Thankfully for the bulk of us, he's speaking in Burmese, letting Soe translate. All the Burmese in the room are laughing their asses off at his images, while us outsiders are pleasantly mystified, until Soe fills us in. This feels good: we're learning stuff.
APK: Sometimes the ball is higher than the audience, sometimes it is lower, so it cannot hit. So I need to adjust my ball to the height of the audience. Sometimes I hit the ball directly to the goalkeeper. The goalkeeper represents the guys in censorship.
APK: Cartoons have to be easy to understand, easy to remember, and if you are familiar wth the cartoon, your ability to think and present your message will be stronger. That is why when I talk to [name?], who is one of the premier painters of the country, his idea was to introduce cartoons into the school curriculum. If you want to pass that information to the audience,t o the public, if you use a lot of information they cannot reach easily to the audience. That is why I use cartoons to translate the information.
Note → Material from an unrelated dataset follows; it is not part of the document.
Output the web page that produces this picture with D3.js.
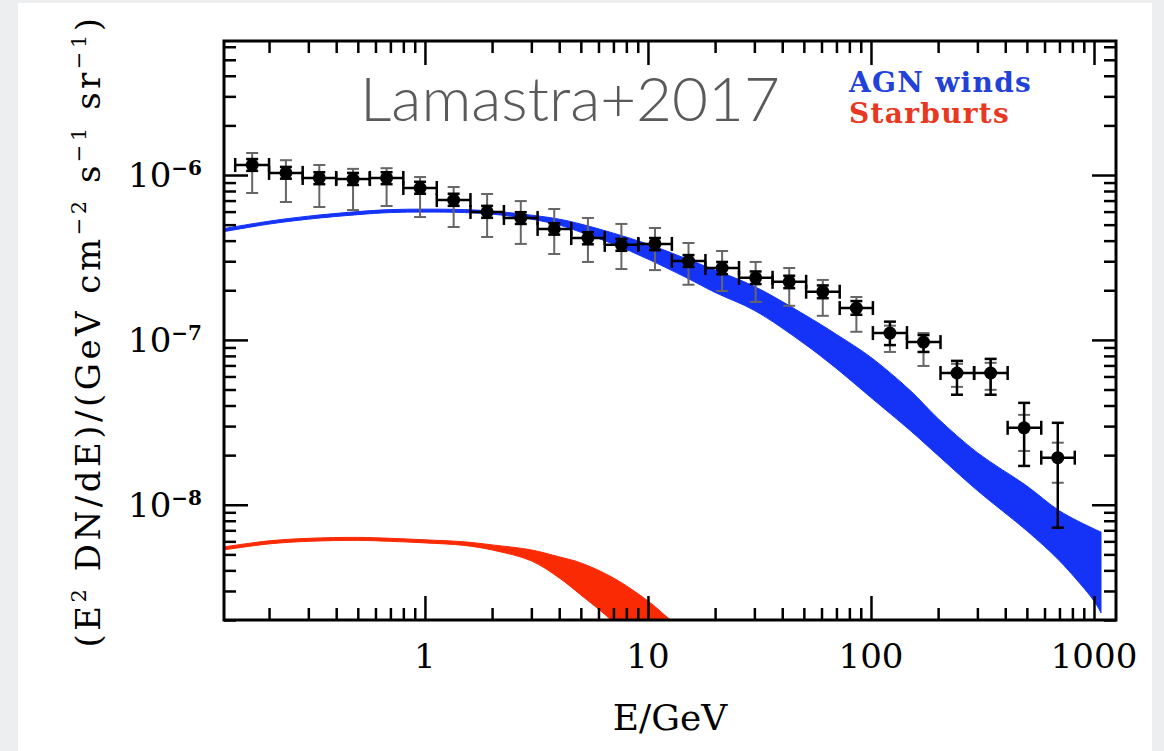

But but but! Remember that these are different times now. Change has come unto Myanmar, and as of last year, the censorship boards were abolished. What effect has this had on his practice?
APK: Now we can draw freely. But we are used to self-censorship. And I need to practise myself! Because I lived the whole of my life with censorship. So now I get to kick the penalty kick. But my foot is used to doing corner kicks.
And he goes out - I mentioned his tours, didn't I? He explains what's necessary in the next three years: the path to democracy by 2015. Four main points: distance, time, technology, responsibility - technology compresses distance and time, and responsibility keeps the whole system working.
All jim-dandy then?
APK: But we are not free, not totally, not 100%. They lifted the censorship board, but they control in other ways, with laws. So it is still quite dangerous.
And now it is difficult to draw caricactures of people, like the President or even Aung San Suu Kyi herself. Sometimes I see weaknesses, and I can’t show them. We are in a transitional period. Right now the president and Aung San Suu Kyi, they are trying to pave a road to the future. As a cartoonist it’s sometimes it’s not good to point fingers at them even when they wander into bushes.
Also public knowledge is not full enough. Their target is good, but sometimes their ways are not always right.
But we are a watchdog, and so sometimes we need to bark when something’s wrong.
APK: My ideology is to make anything that’s difficult to understand easy. That question is to make something that’s easy difficult.